If you’ve been following the reverse engineering journey — there’s finally data flowing through silicon. The switch is talking to a Cisco Nexus on the other end, forwarding real traffic through the hardware. A simple ping: five packets sent, five received. A small thing in networking, but a massive milestone when every byte is moving through an ASIC you programmed yourself.

I wrote a custom network operating system for the Edgecore AS5610-52X — a 48-port 10GbE whitebox switch powered by a Broadcom BCM56846 (Trident+) ASIC. No proprietary Broadcom SDK. No binary blobs. Just Linux, a custom switch daemon, and a lot of reverse engineering to get pure Linux running on a bare-metal switch.

What’s running

  • Linux 5.10 on the PowerPC P2020 control plane
  • A custom switchd handling all ASIC programming
  • Full DMA packet I/O through the ASIC
  • TAP interfaces for every port — the switch looks like a normal Linux box
  • ARP, ICMP, and L2 forwarding, all working through the silicon

About OpenMDK

During the reverse engineering process I leaned on Broadcom’s OpenMDK — a source-available library (note: source-available, not open-source — it ships under Broadcom’s own license, not an OSI one) with register definitions and basic chip-init routines (CDK/BMD/PHY), published on GitHub only about seven months ago. It was a huge help for identifying register layouts, SerDes firmware loading, and the S-Channel protocol.

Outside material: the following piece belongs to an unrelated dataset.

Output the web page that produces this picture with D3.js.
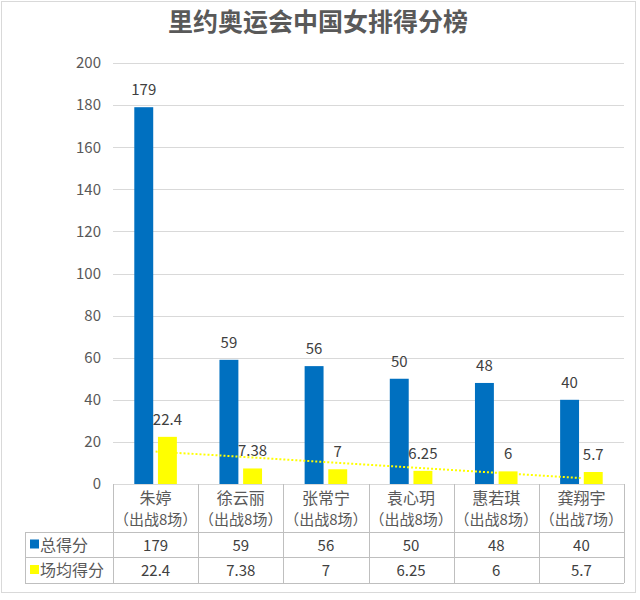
<html>
<head>
<meta charset="utf-8">
<script src="https://d3js.org/d3.v7.min.js"></script>
<style>
  body {margin: 0; background: #fff;}
  text {font-family: "Noto Sans CJK SC", "Liberation Sans", sans-serif;}
</style>
</head>
<body>
<svg id="chart" width="640" height="600"></svg>
<script>
// data
var players = ["朱婷", "徐云丽", "张常宁", "袁心玥", "惠若琪", "龚翔宇"];
var games = ["（出战8场）", "（出战8场）", "（出战8场）", "（出战8场）", "（出战8场）", "（出战7场）"];
var totalPts = [179, 59, 56, 50, 48, 40];
var avgPts = [22.4, 7.38, 7, 6.25, 6, 5.7];
var totalLabels = ["179", "59", "56", "50", "48", "40"];
var avgLabels = ["22.4", "7.38", "7", "6.25", "6", "5.7"];
var seriesNames = ["总得分", "场均得分"];
var yTicks = [0, 20, 40, 60, 80, 100, 120, 140, 160, 180, 200];

var title = "里约奥运会中国女排得分榜";
var colors = ["#0070C0", "#FFFF00"];

var plotL = 113, plotR = 624, plotT = 63, plotB = 484;
var tableLeft = 25, rowLines = [532, 557, 583];

var svg = d3.select("#chart");

// outer frame
svg.append("rect")
  .attr("x", 1.5).attr("y", 1.5).attr("width", 634).attr("height", 591)
  .attr("fill", "#fff").attr("stroke", "#D9D9D9");

svg.append("text")
  .attr("x", 318).attr("y", 31)
  .attr("text-anchor", "middle")
  .attr("font-size", 25).attr("font-weight", "bold")
  .attr("fill", "#595959")
  .text(title);

var x0 = d3.scaleBand().domain(players).range([plotL, plotR])
  .paddingInner(0.5).paddingOuter(0.25);
var x1 = d3.scaleBand().domain([0, 1]).range([0, x0.bandwidth()]).paddingInner(0.2);
var y = d3.scaleLinear().domain([0, 200]).range([plotB, plotT]);
var xCat = d3.scaleBand().domain(players).range([plotL, plotR]);

// gridlines
svg.append("g").selectAll("line").data(yTicks).enter().append("line")
  .attr("x1", plotL).attr("x2", plotR)
  .attr("y1", function(d) {return Math.round(y(d)) + 0.5;})
  .attr("y2", function(d) {return Math.round(y(d)) + 0.5;})
  .attr("stroke", "#D9D9D9");

var yAxis = d3.axisLeft(y).tickValues(yTicks).tickSize(0).tickPadding(12);
var ga = svg.append("g").attr("transform", "translate(" + plotL + ",0)").call(yAxis);
ga.select(".domain").remove();
ga.selectAll("text").attr("font-size", 15).attr("fill", "#595959")
  .attr("font-family", "'Liberation Sans', sans-serif");

var series = [totalPts, avgPts];
var labels = [totalLabels, avgLabels];

series.forEach(function(vals, s) {
  svg.append("g").selectAll("rect").data(vals).enter().append("rect")
    .attr("x", function(d, i) {return x0(players[i]) + x1(s);})
    .attr("width", x1.bandwidth())
    .attr("y", function(d) {return y(d);})
    .attr("height", function(d) {return plotB - y(d);})
    .attr("fill", colors[s]);
});

// linear trendline of 场均得分
var n = avgPts.length;
var mx = d3.mean(avgPts, function(d, i) {return i;});
var my = d3.mean(avgPts);
var slope = d3.sum(avgPts, function(d, i) {return (i - mx) * (d - my);}) /
            d3.sum(avgPts, function(d, i) {return (i - mx) * (i - mx);});
svg.append("line")
  .attr("x1", xCat(players[0]) + xCat.bandwidth() / 2)
  .attr("x2", xCat(players[n - 1]) + xCat.bandwidth() / 2)
  .attr("y1", y(my + slope * (0 - mx)))
  .attr("y2", y(my + slope * (n - 1 - mx)))
  .attr("stroke", "#FFFF00").attr("stroke-width", 2)
  .attr("stroke-dasharray", "2,2");

labels.forEach(function(labs, s) {
  svg.append("g").selectAll("text").data(labs).enter().append("text")
    .attr("x", function(d, i) {return x0(players[i]) + x1(s) + x1.bandwidth() / 2;})
    .attr("y", function(d, i) {return y(series[s][i]) - 12;})
    .attr("text-anchor", "middle")
    .attr("font-size", 15).attr("fill", "#404040")
    .attr("font-family", "'Liberation Sans', sans-serif")
    .text(function(d) {return d;});
});

// data table
var tbl = svg.append("g").attr("stroke", "#BFBFBF").attr("shape-rendering", "crispEdges");
tbl.append("line").attr("x1", plotL).attr("x2", plotR).attr("y1", plotB + 0.5).attr("y2", plotB + 0.5)
  .attr("stroke", "#D9D9D9");
rowLines.forEach(function(ry) {
  tbl.append("line").attr("x1", tableLeft).attr("x2", plotR).attr("y1", ry + 0.5).attr("y2", ry + 0.5);
});
var cols = players.map(function(p) {return xCat(p);}).concat([plotR]);
cols.forEach(function(cx) {
  tbl.append("line").attr("x1", cx + 0.5).attr("x2", cx + 0.5).attr("y1", plotB).attr("y2", rowLines[2]);
});
tbl.append("line").attr("x1", tableLeft + 0.5).attr("x2", tableLeft + 0.5)
  .attr("y1", rowLines[0]).attr("y2", rowLines[2]);

var hdr = svg.append("g").attr("text-anchor", "middle").attr("font-size", 16).attr("fill", "#595959");
players.forEach(function(p, i) {
  var cx = xCat(p) + xCat.bandwidth() / 2;
  hdr.append("text").attr("x", cx).attr("y", 504).text(p);
  hdr.append("text").attr("x", cx).attr("y", 525).attr("font-size", 15).text(games[i]);
});

labels.forEach(function(labs, s) {
  var ry = (rowLines[s] + rowLines[s + 1]) / 2;
  svg.append("rect").attr("x", 30).attr("y", ry - 5).attr("width", 9).attr("height", 9)
    .attr("fill", colors[s]);
  svg.append("text").attr("x", 40).attr("y", ry + 6)
    .attr("font-size", 16).attr("fill", "#595959").text(seriesNames[s]);
  svg.append("g").selectAll("text").data(labs).enter().append("text")
    .attr("x", function(d, i) {return xCat(players[i]) + xCat.bandwidth() / 2;})
    .attr("y", ry + 6)
    .attr("text-anchor", "middle")
    .attr("font-size", 15).attr("fill", "#404040")
    .attr("font-family", "'Liberation Sans', sans-serif")
    .text(function(d) {return d;});
});
</script>
</body>
</html>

But OpenMDK does not give you a working NOS. Not even close. There’s no DMA engine configuration for big-endian hosts, no CPU punt setup, no packet I/O framework, no platform integration — it gives you building blocks and you have to figure out the rest. “The rest” turned out to be the hard part. (The full proprietary SDK was reference-only, and never shipped in this work.)

What it took

Ten separate technical breakthroughs that aren’t documented anywhere — from retimer CDR reset sequencing, to big-endian DMA descriptor byte-swapping, to discovering that the ASIC silently strips VLAN tags on CPU-bound frames. Each one was a wall. Each had to be debugged on live hardware with register dumps, hex packet traces, and cross-referencing against reverse-engineered Cumulus Linux captures.

This is just the beginning. L2 switching works. L3 routing runs in the kernel. Next up: more ports, hardware offload, and a proper CLI.